There are some other methods for derandomization, which might be covered in a future blogpost.
If you know of any Codeforces problems where this technique (or something similar) can be applied, I'd love to hear about them in the comments!
This is all for now. I'd appreciate any kind of comments or feedback.
Practice problems
Here are some problems to practice the ideas discussed in this blogpost. Feel free to discuss them in the comments.
1. Max Directed Cut
Given a directed graph $$$G=(V,E)$$$, partition the vertices into two sets $$$A$$$ and $$$B$$$ to maximize the number of edges going from $$$A$$$ to $$$B$$$.
This one is very similar to the undirected version. Again, we look for an approximation.
2. Balancing Vectors
Given $$$n$$$ vectors $$$v_1, v_2, \dots, v_n \in \mathbb{R}^d$$$ each of unit length $$$(|v_i| = 1)$$$, show that there exist signs $$$\varepsilon_1, \varepsilon_2, \dots, \varepsilon_n \in \lbrace -1, +1 \rbrace$$$ such that $$$\left|\sum \varepsilon_i v_i\right|^2 \ge n$$$, and find them efficiently.
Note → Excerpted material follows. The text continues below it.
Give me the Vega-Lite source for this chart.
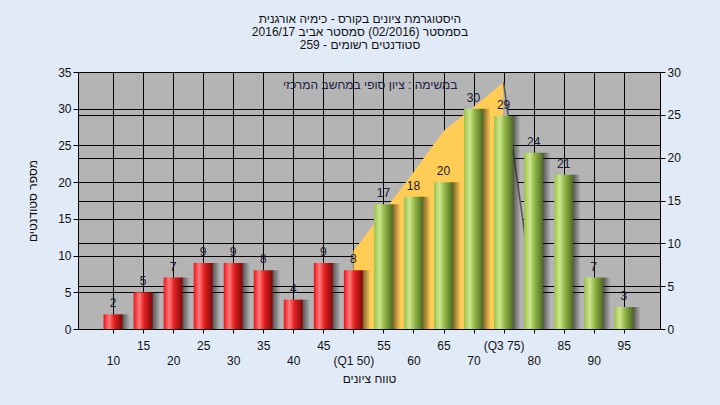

3. Independent Set (Caro-Wei Bound)
Given a graph $$$G = (V, E)$$$, an independent set is a subset of $$$V$$$ such that no two vertices are adjacent. Find an independent set of size $$$\ge \sum_{v \in V} \frac{1}{d(v) + 1}$$$ where $$$d(v)$$$ is the degree of vertex $$$v$$$.
4. Unbalancing Lights
Given an $$$n \times n$$$ matrix $$$A$$$ with entries in $$$\lbrace -1, +1 \rbrace$$$, find a vector $$$x \in \lbrace -1, +1 \rbrace^n$$$ such that $$$\max_{i} |(Ax)_i| \ge \sqrt{n}$$$.
Try using the sum $$$\sum_i (Ax)_i^2 = |Ax|^2$$$ as a proxy objective instead, and show that this is enough.
References
[1] Noga Alon and Joel H. Spencer. The Probabilistic Method (3rd edition). Wiley-Interscience Series in Discrete Mathematics and Optimization, 2008. Chapter 16: Derandomization.